The FLATTEN directive separates the elements in a repeated field into individual records.
flatten <column>[,<column>]*
The <column>
is the name of a column that is a JSON array.
The FLATTEN directive is useful for the flexible exploration of repeated data.

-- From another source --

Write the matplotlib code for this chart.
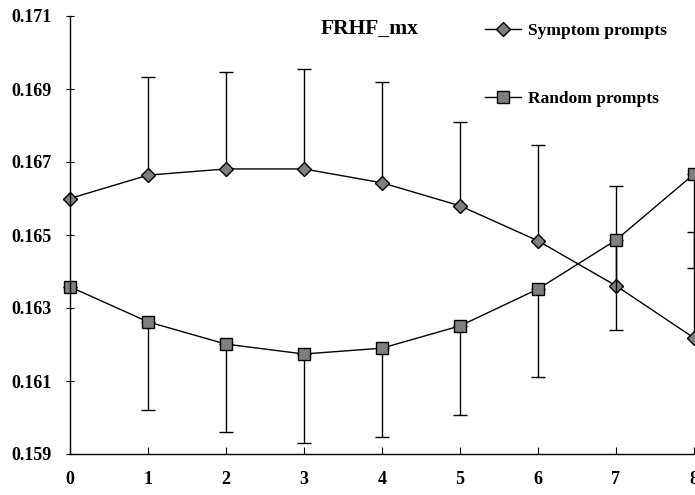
import matplotlib
matplotlib.use("Agg")
import matplotlib.pyplot as plt

# data
x_vals = [0, 1, 2, 3, 4, 5, 6, 7, 8]
symptom = [0.1660, 0.16664, 0.16681, 0.16681, 0.16643, 0.16580, 0.16484, 0.16361, 0.16218]
symptom_err_up = [0.0, 0.00269, 0.00266, 0.00274, 0.00277, 0.00230, 0.00263, 0.00273, 0.00290]
random_p = [0.16358, 0.16262, 0.16201, 0.16174, 0.16190, 0.16251, 0.16352, 0.16486, 0.16667]
random_err_down = [0.0, 0.00241, 0.00241, 0.00244, 0.00244, 0.00244, 0.00241, 0.00246, 0.00257]
y_ticks = [0.159, 0.161, 0.163, 0.165, 0.167, 0.169, 0.171]

plt.rcParams['font.family'] = ['Liberation Serif', 'DejaVu Serif']
plt.rcParams['font.weight'] = 'bold'
plt.rcParams['font.size'] = 13

fig = plt.figure(figsize=(6.95, 4.95), dpi=100)
ax = fig.add_axes([70 / 695, 1 - 454 / 495, 624 / 695, 438 / 495])

zeros = [0.0] * len(x_vals)

# symptom prompts: error bars upward
ax.errorbar(x_vals, symptom, yerr=[zeros, symptom_err_up], fmt='none',
            ecolor='black', elinewidth=1, capsize=5, capthick=1, clip_on=False)
ax.plot(x_vals, symptom, color='black', lw=1, marker='D', markersize=7,
        markerfacecolor='#7f7f7f', markeredgecolor='black', markeredgewidth=1,
        label='Symptom prompts', clip_on=False)

# random prompts: error bars downward
ax.errorbar(x_vals, random_p, yerr=[random_err_down, zeros], fmt='none',
            ecolor='black', elinewidth=1, capsize=5, capthick=1, clip_on=False)
ax.plot(x_vals, random_p, color='black', lw=1, marker='s', markersize=8,
        markerfacecolor='#7f7f7f', markeredgecolor='black', markeredgewidth=1,
        label='Random prompts', clip_on=False)

ax.set_xlim(0, 8)
ax.set_ylim(0.159, 0.171)
ax.set_xticks(x_vals)
ax.set_yticks(y_ticks)
ax.set_yticklabels([f"{t:.3f}" for t in y_ticks])

ax.spines['top'].set_visible(False)
ax.spines['right'].set_visible(False)
ax.spines['left'].set_linewidth(1)
ax.spines['bottom'].set_linewidth(1)
ax.tick_params(axis='x', direction='in', length=5, pad=12)
ax.tick_params(axis='y', direction='inout', length=6, pad=10)

fig.text(370 / 695, 1 - 29 / 495, 'FRHF_mx', ha='center', va='center',
         fontsize=15.5, fontweight='bold')

ax.legend(loc='upper left', bbox_to_anchor=(478 / 695, 1 - 16 / 495),
          bbox_transform=fig.transFigure, frameon=False, labelspacing=3.0,
          handlelength=2.1, handletextpad=0.4, borderaxespad=0, fontsize=12.5)

fig.savefig('out.png', dpi=100)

To maintain the association between each flattened value and the other fields in the record, the FLATTEN directive copies all of the other columns into each new record.
The array in col2
is flattened and the values in col3
are repeated for each value of
col2
:
Input Record
[
{ "col1": "A" },
{ "col1": "B" },
{ "col2": [x1, y1], "col3": 10 },
{ "col2": [x2, y2], "col3": 11 }
]
Output Record
[
{ "col1": "A" },
{ "col1": "B" },
{ "col2": "x1", "col3": 10 },
{ "col2": "y1", "col3": 10 },
{ "col2": "x2", "col3": 11 },
{ "col2": "y2", "col3": 11 }
]
The arrays in col2
and col3
are flattened:
Input Record
[
{ "col1": "A" },
{ "col1": "B" },
{ "col2": [ "x1", "y1", "z1" ], "col3": [ "a1", "b1", "c1" ] },
{ "col2": [ "x2", "y2" ], "col3": [ "a2", "b2" ] }
]
Output Record
[
{ "col1": "A" },
{ "col1": "B" },
{ "col2": "x1", "col3": "a1" },
{ "col2": "y1", "col3": "b1" },
{ "col2": "z1", "col3": "c1" },
{ "col2": "x2", "col3": "a2" },
{ "col2": "y2", "col3": "b2" }
]
The arrays in col2
and col3
are flattened:
Input Record
[
{ "col1": "A" },
{ "col1": "B" },
{ "col2": [ "x1", "y1", "z1" ], "col3": [ "a1", "b1" ] },
{ "col2": [ "x2", "y2" ], "col3": [ "a2", "b2", "c2" ] }
]
Output Record
[
{ "col1": "A" },
{ "col1": "B" },
{ "col2": "x1", "col3": "a1" },
{ "col2": "y1", "col3": "b1" },
{ "col2": "z1" },
{ "col2": "x2", "col3": "a2" },
{ "col2": "y2", "col3": "b2" },
{ "col3": "c2" }
]
Using this record as an example:
{
"x": 5,
"y": "a string",
"z": [ 1,2,3 ]
}
The directive would result in these three distinct records:
x | y | z |
---|---|---|
5 | "a string" | 1 |
5 | "a string" | 2 |
5 | "a string" | 3 |
The directive takes a single argument, which must be an array (the z
column in this
example). In this case, using the "all" (*
) wildcard as the argument to flatten is not
supported and would return an error.